In June 2007 she presented a paper called “Beyond National
Borders: Interrogating the Driving Forces of British Abolitionists
through a French-English Comparative Study, 1787-1796” at a conference
at St. Mary’s University, and has recently completed research at the
British Library and the National Archives in London related to Olaudah
Equiano’s letters, the London Society for Effecting the Abolition of
the Slave Trade, and the Paris-based Société des Amis des Noirs. Danny
Stephens (MA, Political Science) is
currently studying international relations at York. He is interested in
examining neoliberal mechanisms of deradicalization of social movements
and political parties in Brazil from a political economy perspective.
He was also a 2007/2008 GA at CERLAC. Cayley
Taylor (MA, Social and Political Thought)
was a GA at CERLAC during the 2007/08 academic year. Her research
interests include political theory, women and development, and Latin
American literature. Carlos
Velásquez Carrillo (PhD, Political Science)
is specializing in Central American and Salvadoran political economy,
international relations, and comparative and development politics.
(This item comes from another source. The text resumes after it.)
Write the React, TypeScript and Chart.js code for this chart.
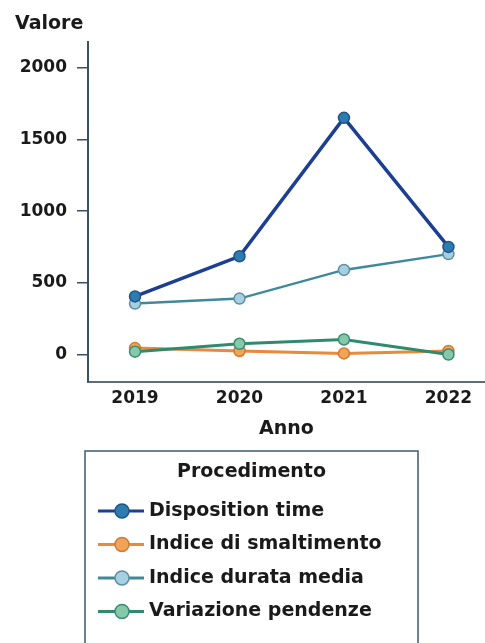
import React, { useEffect, useRef } from "react";
import { Chart, registerables } from "chart.js";

Chart.register(...registerables);

const years = [2019, 2020, 2021, 2022];
const seriesNames = [
  "Disposition time",
  "Indice di smaltimento",
  "Indice durata media",
  "Variazione pendenze",
];
const dispositionTime = [405, 685, 1650, 750];
const indiceSmaltimento = [45, 25, 8, 25];
const indiceDurataMedia = [355, 390, 590, 700];
const variazionePendenze = [20, 75, 105, 0];
const yTicks = [0, 500, 1000, 1500, 2000];

const lineColors = ["#1d3f92", "#e8893b", "#3e8a9c", "#2f8b6f"];
const pointFills = ["#2c7cb2", "#f2a358", "#a6cfe0", "#83c9aa"];
const pointBorders = ["#1f5586", "#d27b33", "#5b8fa6", "#3d8c72"];
const lineWidths = [3.5, 3, 2.5, 3];
const drawOrder = [0, 3, 2, 1];

const FONT = "'DejaVu Sans', sans-serif";

const legendBoxPlugin = {
  id: "legendBox",
  afterDraw(chart: any) {
    const ctx = chart.ctx;
    const xs = chart.scales.x;
    const top = xs.bottom + 11;
    const left = 85;
    const right = 418;
    ctx.save();
    ctx.strokeStyle = "#3d5a70";
    ctx.lineWidth = 1.5;
    ctx.strokeRect(left, top, right - left, chart.height - top + 10);
    ctx.fillStyle = "#1a1a1a";
    ctx.font = `bold 19px ${FONT}`;
    ctx.textAlign = "center";
    ctx.textBaseline = "middle";
    ctx.fillText("Procedimento", (left + right) / 2, top + 21);
    chart.data.datasets.forEach((ds: any, i: number) => {
      const cy = top + 60 + i * 33.5;
      ctx.strokeStyle = ds.borderColor;
      ctx.lineWidth = 3;
      ctx.beginPath();
      ctx.moveTo(98, cy);
      ctx.lineTo(144, cy);
      ctx.stroke();
      ctx.beginPath();
      ctx.arc(122, cy, 7, 0, Math.PI * 2);
      ctx.fillStyle = ds.pointBackgroundColor;
      ctx.fill();
      ctx.lineWidth = 1.5;
      ctx.strokeStyle = ds.pointBorderColor;
      ctx.stroke();
      ctx.fillStyle = "#1a1a1a";
      ctx.textAlign = "left";
      ctx.fillText(ds.label, 149, cy);
    });
    ctx.restore();
  },
};

export default function App() {
  const ref = useRef<HTMLCanvasElement>(null);
  useEffect(() => {
    document.body.style.margin = "0";
    const all = [dispositionTime, indiceSmaltimento, indiceDurataMedia, variazionePendenze];
    const chart = new Chart(ref.current as HTMLCanvasElement, {
      type: "line",
      data: {
        datasets: all.map((vals, i) => ({
          label: seriesNames[i],
          data: years.map((y, j) => ({ x: y, y: vals[j] })),
          order: drawOrder[i],
          borderColor: lineColors[i],
          backgroundColor: pointFills[i],
          pointBackgroundColor: pointFills[i],
          pointBorderColor: pointBorders[i],
          pointBorderWidth: 1.5,
          pointRadius: 5.5,
          borderWidth: lineWidths[i],
          tension: 0,
        })),
      },
      options: {
        animation: false,
        responsive: false,
        layout: { autoPadding: false, padding: { left: 15, right: 0, top: 0, bottom: 203 } },
        plugins: {
          legend: { display: false },
          tooltip: { enabled: false },
          title: {
            display: true,
            text: "Valore",
            align: "start",
            color: "#1a1a1a",
            font: { family: FONT, size: 19, weight: "bold" },
            padding: { top: 13, bottom: 6 },
          },
        },
        scales: {
          x: {
            type: "linear",
            min: 2018.55,
            max: 2022.35,
            afterBuildTicks: (axis: any) => {
              axis.ticks = years.map((v) => ({ value: v }));
            },
            afterFit: (scale: any) => {
              scale.paddingLeft = 0;
              scale.paddingRight = 0;
            },
            ticks: {
              color: "#1a1a1a",
              font: { family: FONT, size: 17, weight: "bold" },
              padding: 7,
              maxRotation: 0,
              callback: (v: any) => String(v),
            },
            grid: { display: false, drawTicks: false },
            border: { display: true, color: "#5d6d7b", width: 2 },
            title: {
              display: true,
              text: "Anno",
              color: "#1a1a1a",
              font: { family: FONT, size: 19, weight: "bold" },
              padding: { top: 1, bottom: 0 },
            },
          },
          y: {
            min: -190,
            max: 2180,
            afterBuildTicks: (axis: any) => {
              axis.ticks = yTicks.map((v) => ({ value: v }));
            },
            afterFit: (scale: any) => {
              scale.width = 73;
            },
            ticks: {
              color: "#1a1a1a",
              font: { family: FONT, size: 17, weight: "bold" },
              padding: 10,
              callback: (v: any) => String(v),
            },
            grid: {
              drawOnChartArea: false,
              drawTicks: true,
              tickLength: 11,
              color: "#3d5060",
              lineWidth: 1.5,
            },
            border: { display: true, color: "#3d5060", width: 2 },
          },
        },
      },
      plugins: [legendBoxPlugin],
    } as any);
    return () => chart.destroy();
  }, []);
  return <canvas ref={ref} width={485} height={643} style={{ display: "block" }} />;
}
His dissertation is about the reconstitution of the Salvadoran
oligarchy in the era of neoliberal reforms and the impacts of this
process for El Salvador’s democratic aspirations and integral
socioeconomic development. In 2008 he plans to conduct a round of fieldwork in El
Salvador and to present a paper titled “The Political Economy of
Oligarchic Consolidation in Post-War El Salvador” in New York and
Vancouver. Talia Wooldridge (MA, Ethnomusicology) is working to complete her MRP titled “¡Escuchar! Women in Cuban hip hop: An analysis of gender equality in the hip hop community and Cuban society.” While at York she has completed fieldwork in Havana Cuba, New York, and Toronto. She is a SSHRC Graduate Scholarship holder and also received the OGS Award for 2007-8. She won CERLAC’s 2007 graduate-level Baptista Essay Prize, and her work has also been accepted for publication in the forthcoming 2009 version of the Greenwood Encyclopedia on Latin American Popular Music.